## [SET PROBLEM]
Write out the listing, please, but only from its first line through the line containing "ctx.stroke();", exactly as given and without pictures.

# # #

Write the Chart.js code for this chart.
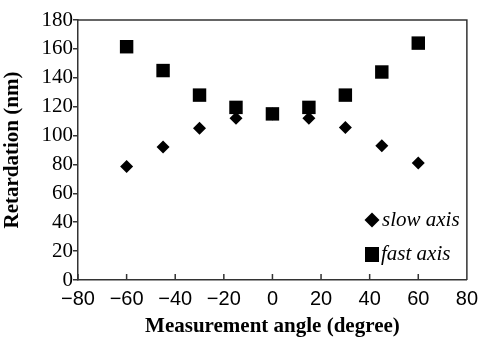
<!DOCTYPE html>
<html>
<head>
<meta charset="utf-8">
<script src="https://cdn.jsdelivr.net/npm/chart.js@4/dist/chart.umd.min.js"></script>
<style>
  html, body { margin: 0; padding: 0; background: #fff; }
  #wrap { width: 485px; height: 339px; position: relative; }
</style>
</head>
<body>
<div id="wrap"><canvas id="retardationChart"></canvas></div>
<script>
// measurement angles (degree)
const angles = [-60, -45, -30, -15, 0, 15, 30, 45, 60];
// retardation (nm)
const slowAxis = [78.5, 92, 105, 112, 115, 112, 105.5, 93, 81];
const fastAxis = [161.5, 145, 128, 119.5, 115, 119.5, 128, 144, 164];
const seriesLabels = ["slow axis", "fast axis"];

const xTicks = [-80, -60, -40, -20, 0, 20, 40, 60, 80];
const yTicks = [0, 20, 40, 60, 80, 100, 120, 140, 160, 180];

const toPoints = (ys) => angles.map((a, i) => ({x: a, y: ys[i]}));
const minus = (v) => (v < 0 ? "\u2212" + Math.abs(v) : String(v));

const AXIS_COLOR = "#333";

// frame on top/right, inward ticks on x axis, legend inside the plot
const framePlugin = {
    id: "frame",
    afterDraw(chart) {
        const ctx = chart.ctx;
        const a = chart.chartArea;
        const xs = chart.scales.x;
        ctx.save();
        ctx.strokeStyle = AXIS_COLOR;
        ctx.lineWidth = 1.5;
        ctx.beginPath();
        ctx.moveTo(a.left, a.top);
        ctx.lineTo(a.right, a.top);
        ctx.lineTo(a.right, a.bottom);
        xs.ticks.forEach(t => {
            let px = xs.getPixelForValue(t.value);
            ctx.moveTo(px, a.bottom);
            ctx.lineTo(px, a.bottom - 6);
        });
        ctx.stroke();

        // legend
        ctx.fillStyle = "#000";
        ctx.font = "italic 21px 'Liberation Serif', 'Times New Roman', serif";
        ctx.textBaseline = "middle";
        ctx.textAlign = "left";
        let lx = 372, ly1 = 220, ly2 = 254;
        ctx.beginPath();
        ctx.moveTo(lx - 7.5, ly1);
        ctx.lineTo(lx, ly1 - 7.5);
        ctx.lineTo(lx + 7.5, ly1);
        ctx.lineTo(lx, ly1 + 7.5);
        ctx.closePath();
        ctx.fill();
        ctx.fillText(seriesLabels[0], lx + 10, ly1);
        ctx.fillRect(lx - 7, ly2 - 7, 14, 15);
        ctx.fillText(seriesLabels[1], lx + 9, ly2);
        ctx.restore();
    }
};

const renderChart = function(canvasId) {
    let ctx = document.getElementById(canvasId).getContext("2d");

    let data = {
        datasets: [{
            label: seriesLabels[0],
            data: toPoints(slowAxis),
            pointStyle: "rectRot",
            pointRadius: 6.5,
            pointHoverRadius: 6.5,
            backgroundColor: "#000",
            borderColor: "#000",
            borderWidth: 0,
            showLine: false,
            order: 1
        }, {
            label: seriesLabels[1],
            data: toPoints(fastAxis),
            pointStyle: "rect",
            pointRadius: 9.5,
            pointHoverRadius: 9.5,
            backgroundColor: "#000",
            borderColor: "#000",
            borderWidth: 0,
            showLine: false,
            order: 0
        }]
    };

    let options = {
        responsive: true,
        maintainAspectRatio: false,
        animation: false,
        layout: {
            padding: {top: 20, right: 12, left: 0, bottom: 0}
        },
        plugins: {
            legend: {display: false},
            tooltip: {enabled: false}
        },
        scales: {
            x: {
                type: "linear",
                min: -80,
                max: 80,
                afterBuildTicks: (scale) => { scale.ticks = xTicks.map(v => ({value: v})); },
                afterFit: (scale) => { scale.height = 59; },
                grid: {display: true, drawOnChartArea: false, drawTicks: false},
                border: {display: true, color: AXIS_COLOR, width: 1.5},
                ticks: {
                    color: "#000",
                    padding: 7,
                    maxRotation: 0,
                    font: {family: "'Liberation Sans', Arial, sans-serif", size: 20},
                    callback: (v) => minus(v)
                },
                title: {
                    display: true,
                    text: "Measurement angle (degree)",
                    color: "#000",
                    padding: {top: 4, bottom: 0},
                    font: {family: "'Liberation Serif', 'Times New Roman', serif", size: 21, weight: "bold"}
                }
            },
            y: {
                type: "linear",
                min: 0,
                max: 180,
                afterBuildTicks: (scale) => { scale.ticks = yTicks.map(v => ({value: v})); },
                afterFit: (scale) => { scale.width = 78; },
                grid: {display: true, drawOnChartArea: false, drawTicks: true, tickLength: 5, color: AXIS_COLOR, lineWidth: 1.5},
                border: {display: true, color: AXIS_COLOR, width: 1.5},
                ticks: {
                    color: "#000",
                    padding: 0,
                    font: {family: "'Liberation Serif', 'Times New Roman', serif", size: 21}
                },
                title: {
                    display: true,
                    text: "Retardation (nm)",
                    color: "#000",
                    padding: {top: 0, bottom: 0},
                    font: {family: "'Liberation Serif', 'Times New Roman', serif", size: 21, weight: "bold"}
                }
            }
        }
    };

    return new Chart(ctx, {
        type: "scatter",
        data: data,
        options: options,
        plugins: [framePlugin]
    });
};

renderChart("retardationChart");
</script>
</body>
</html>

# # #

## [RESULT OF THIS EXERCISE]
Write the Chart.js code for this chart.
<!DOCTYPE html>
<html>
<head>
<meta charset="utf-8">
<script src="https://cdn.jsdelivr.net/npm/chart.js@4/dist/chart.umd.min.js"></script>
<style>
  html, body { margin: 0; padding: 0; background: #fff; }
  #wrap { width: 485px; height: 339px; position: relative; }
</style>
</head>
<body>
<div id="wrap"><canvas id="retardationChart"></canvas></div>
<script>
// measurement angles (degree)
const angles = [-60, -45, -30, -15, 0, 15, 30, 45, 60];
// retardation (nm)
const slowAxis = [78.5, 92, 105, 112, 115, 112, 105.5, 93, 81];
const fastAxis = [161.5, 145, 128, 119.5, 115, 119.5, 128, 144, 164];
const seriesLabels = ["slow axis", "fast axis"];

const xTicks = [-80, -60, -40, -20, 0, 20, 40, 60, 80];
const yTicks = [0, 20, 40, 60, 80, 100, 120, 140, 160, 180];

const toPoints = (ys) => angles.map((a, i) => ({x: a, y: ys[i]}));
const minus = (v) => (v < 0 ? "\u2212" + Math.abs(v) : String(v));

const AXIS_COLOR = "#333";

// frame on top/right, inward ticks on x axis, legend inside the plot
const framePlugin = {
    id: "frame",
    afterDraw(chart) {
        const ctx = chart.ctx;
        const a = chart.chartArea;
        const xs = chart.scales.x;
        ctx.save();
        ctx.strokeStyle = AXIS_COLOR;
        ctx.lineWidth = 1.5;
        ctx.beginPath();
        ctx.moveTo(a.left, a.top);
        ctx.lineTo(a.right, a.top);
        ctx.lineTo(a.right, a.bottom);
        xs.ticks.forEach(t => {
            let px = xs.getPixelForValue(t.value);
            ctx.moveTo(px, a.bottom);
            ctx.lineTo(px, a.bottom - 6);
        });
        ctx.stroke();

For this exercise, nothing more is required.